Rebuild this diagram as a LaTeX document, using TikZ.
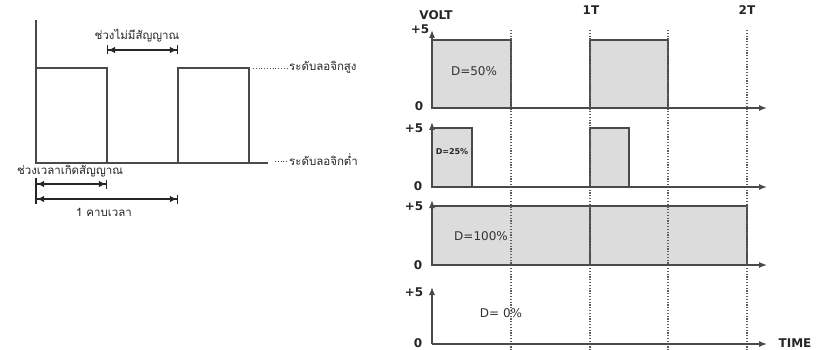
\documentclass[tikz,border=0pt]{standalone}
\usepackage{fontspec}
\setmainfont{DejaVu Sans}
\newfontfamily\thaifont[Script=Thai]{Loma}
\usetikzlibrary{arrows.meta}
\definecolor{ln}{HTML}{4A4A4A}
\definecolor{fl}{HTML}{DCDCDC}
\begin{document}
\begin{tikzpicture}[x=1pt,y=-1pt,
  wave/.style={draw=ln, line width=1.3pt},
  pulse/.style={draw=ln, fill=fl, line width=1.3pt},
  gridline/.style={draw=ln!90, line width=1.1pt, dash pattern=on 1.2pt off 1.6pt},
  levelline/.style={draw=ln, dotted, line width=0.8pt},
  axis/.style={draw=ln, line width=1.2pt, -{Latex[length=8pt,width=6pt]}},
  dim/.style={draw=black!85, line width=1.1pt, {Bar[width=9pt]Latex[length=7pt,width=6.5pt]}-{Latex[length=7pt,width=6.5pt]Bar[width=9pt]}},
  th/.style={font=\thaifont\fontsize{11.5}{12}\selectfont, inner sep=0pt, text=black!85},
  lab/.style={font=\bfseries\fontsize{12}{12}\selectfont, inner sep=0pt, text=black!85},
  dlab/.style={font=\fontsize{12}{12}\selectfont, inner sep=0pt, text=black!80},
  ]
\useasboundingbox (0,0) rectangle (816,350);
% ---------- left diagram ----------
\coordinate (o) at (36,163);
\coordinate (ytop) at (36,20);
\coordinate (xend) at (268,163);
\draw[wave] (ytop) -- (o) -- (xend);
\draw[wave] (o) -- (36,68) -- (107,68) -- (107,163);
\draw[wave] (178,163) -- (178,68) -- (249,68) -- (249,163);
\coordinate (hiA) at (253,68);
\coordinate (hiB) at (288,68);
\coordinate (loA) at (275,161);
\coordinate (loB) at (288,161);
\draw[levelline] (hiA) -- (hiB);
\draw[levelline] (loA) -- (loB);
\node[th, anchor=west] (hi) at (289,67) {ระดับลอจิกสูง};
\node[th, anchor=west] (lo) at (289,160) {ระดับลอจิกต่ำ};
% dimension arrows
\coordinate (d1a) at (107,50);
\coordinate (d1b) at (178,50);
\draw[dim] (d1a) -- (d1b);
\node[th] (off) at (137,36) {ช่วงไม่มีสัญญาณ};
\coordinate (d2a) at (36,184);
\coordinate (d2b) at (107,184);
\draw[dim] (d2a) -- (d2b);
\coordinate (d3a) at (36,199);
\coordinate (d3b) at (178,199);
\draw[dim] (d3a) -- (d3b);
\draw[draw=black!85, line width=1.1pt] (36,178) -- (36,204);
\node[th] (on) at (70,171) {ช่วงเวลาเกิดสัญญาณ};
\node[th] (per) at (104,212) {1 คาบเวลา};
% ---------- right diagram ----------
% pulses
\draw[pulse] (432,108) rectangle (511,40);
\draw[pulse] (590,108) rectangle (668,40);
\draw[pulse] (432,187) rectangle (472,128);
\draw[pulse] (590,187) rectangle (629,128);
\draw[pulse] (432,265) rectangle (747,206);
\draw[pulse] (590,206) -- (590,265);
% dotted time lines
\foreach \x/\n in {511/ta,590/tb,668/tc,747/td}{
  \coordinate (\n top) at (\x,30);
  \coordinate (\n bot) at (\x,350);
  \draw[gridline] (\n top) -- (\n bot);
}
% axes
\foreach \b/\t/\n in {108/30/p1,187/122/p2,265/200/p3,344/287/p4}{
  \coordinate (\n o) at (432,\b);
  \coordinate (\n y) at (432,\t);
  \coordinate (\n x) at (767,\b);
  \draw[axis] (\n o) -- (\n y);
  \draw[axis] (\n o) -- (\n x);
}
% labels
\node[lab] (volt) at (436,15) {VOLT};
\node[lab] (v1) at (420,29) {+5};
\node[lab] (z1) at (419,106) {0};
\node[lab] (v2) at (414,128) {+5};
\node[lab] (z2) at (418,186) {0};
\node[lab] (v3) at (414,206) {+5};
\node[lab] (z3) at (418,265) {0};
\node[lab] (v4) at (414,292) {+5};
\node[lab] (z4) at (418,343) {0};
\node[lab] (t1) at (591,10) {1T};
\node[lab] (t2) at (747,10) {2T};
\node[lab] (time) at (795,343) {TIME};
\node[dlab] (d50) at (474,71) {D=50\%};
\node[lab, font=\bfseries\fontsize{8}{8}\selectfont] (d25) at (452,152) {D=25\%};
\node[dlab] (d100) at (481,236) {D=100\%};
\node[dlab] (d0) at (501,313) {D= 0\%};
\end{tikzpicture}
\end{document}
==================================================
Directive: Give the data again exactly as written, with all pictures left out.

Exercise result:
Rebuild this diagram as a LaTeX document, using TikZ.
\documentclass[tikz,border=0pt]{standalone}
\usepackage{fontspec}
\setmainfont{DejaVu Sans}
\newfontfamily\thaifont[Script=Thai]{Loma}
\usetikzlibrary{arrows.meta}
\definecolor{ln}{HTML}{4A4A4A}
\definecolor{fl}{HTML}{DCDCDC}
\begin{document}
\begin{tikzpicture}[x=1pt,y=-1pt,
  wave/.style={draw=ln, line width=1.3pt},
  pulse/.style={draw=ln, fill=fl, line width=1.3pt},
  gridline/.style={draw=ln!90, line width=1.1pt, dash pattern=on 1.2pt off 1.6pt},
  levelline/.style={draw=ln, dotted, line width=0.8pt},
  axis/.style={draw=ln, line width=1.2pt, -{Latex[length=8pt,width=6pt]}},
  dim/.style={draw=black!85, line width=1.1pt, {Bar[width=9pt]Latex[length=7pt,width=6.5pt]}-{Latex[length=7pt,width=6.5pt]Bar[width=9pt]}},
  th/.style={font=\thaifont\fontsize{11.5}{12}\selectfont, inner sep=0pt, text=black!85},
  lab/.style={font=\bfseries\fontsize{12}{12}\selectfont, inner sep=0pt, text=black!85},
  dlab/.style={font=\fontsize{12}{12}\selectfont, inner sep=0pt, text=black!80},
  ]
\useasboundingbox (0,0) rectangle (816,350);
% ---------- left diagram ----------
\coordinate (o) at (36,163);
\coordinate (ytop) at (36,20);
\coordinate (xend) at (268,163);
\draw[wave] (ytop) -- (o) -- (xend);
\draw[wave] (o) -- (36,68) -- (107,68) -- (107,163);
\draw[wave] (178,163) -- (178,68) -- (249,68) -- (249,163);
\coordinate (hiA) at (253,68);
\coordinate (hiB) at (288,68);
\coordinate (loA) at (275,161);
\coordinate (loB) at (288,161);
\draw[levelline] (hiA) -- (hiB);
\draw[levelline] (loA) -- (loB);
\node[th, anchor=west] (hi) at (289,67) {ระดับลอจิกสูง};
\node[th, anchor=west] (lo) at (289,160) {ระดับลอจิกต่ำ};
% dimension arrows
\coordinate (d1a) at (107,50);
\coordinate (d1b) at (178,50);
\draw[dim] (d1a) -- (d1b);
\node[th] (off) at (137,36) {ช่วงไม่มีสัญญาณ};
\coordinate (d2a) at (36,184);
\coordinate (d2b) at (107,184);
\draw[dim] (d2a) -- (d2b);
\coordinate (d3a) at (36,199);
\coordinate (d3b) at (178,199);
\draw[dim] (d3a) -- (d3b);
\draw[draw=black!85, line width=1.1pt] (36,178) -- (36,204);
\node[th] (on) at (70,171) {ช่วงเวลาเกิดสัญญาณ};
\node[th] (per) at (104,212) {1 คาบเวลา};
% ---------- right diagram ----------
% pulses
\draw[pulse] (432,108) rectangle (511,40);
\draw[pulse] (590,108) rectangle (668,40);
\draw[pulse] (432,187) rectangle (472,128);
\draw[pulse] (590,187) rectangle (629,128);
\draw[pulse] (432,265) rectangle (747,206);
\draw[pulse] (590,206) -- (590,265);
% dotted time lines
\foreach \x/\n in {511/ta,590/tb,668/tc,747/td}{
  \coordinate (\n top) at (\x,30);
  \coordinate (\n bot) at (\x,350);
  \draw[gridline] (\n top) -- (\n bot);
}
% axes
\foreach \b/\t/\n in {108/30/p1,187/122/p2,265/200/p3,344/287/p4}{
  \coordinate (\n o) at (432,\b);
  \coordinate (\n y) at (432,\t);
  \coordinate (\n x) at (767,\b);
  \draw[axis] (\n o) -- (\n y);
  \draw[axis] (\n o) -- (\n x);
}
% labels
\node[lab] (volt) at (436,15) {VOLT};
\node[lab] (v1) at (420,29) {+5};
\node[lab] (z1) at (419,106) {0};
\node[lab] (v2) at (414,128) {+5};
\node[lab] (z2) at (418,186) {0};
\node[lab] (v3) at (414,206) {+5};
\node[lab] (z3) at (418,265) {0};
\node[lab] (v4) at (414,292) {+5};
\node[lab] (z4) at (418,343) {0};
\node[lab] (t1) at (591,10) {1T};
\node[lab] (t2) at (747,10) {2T};
\node[lab] (time) at (795,343) {TIME};
\node[dlab] (d50) at (474,71) {D=50\%};
\node[lab, font=\bfseries\fontsize{8}{8}\selectfont] (d25) at (452,152) {D=25\%};
\node[dlab] (d100) at (481,236) {D=100\%};
\node[dlab] (d0) at (501,313) {D= 0\%};
\end{tikzpicture}
\end{document}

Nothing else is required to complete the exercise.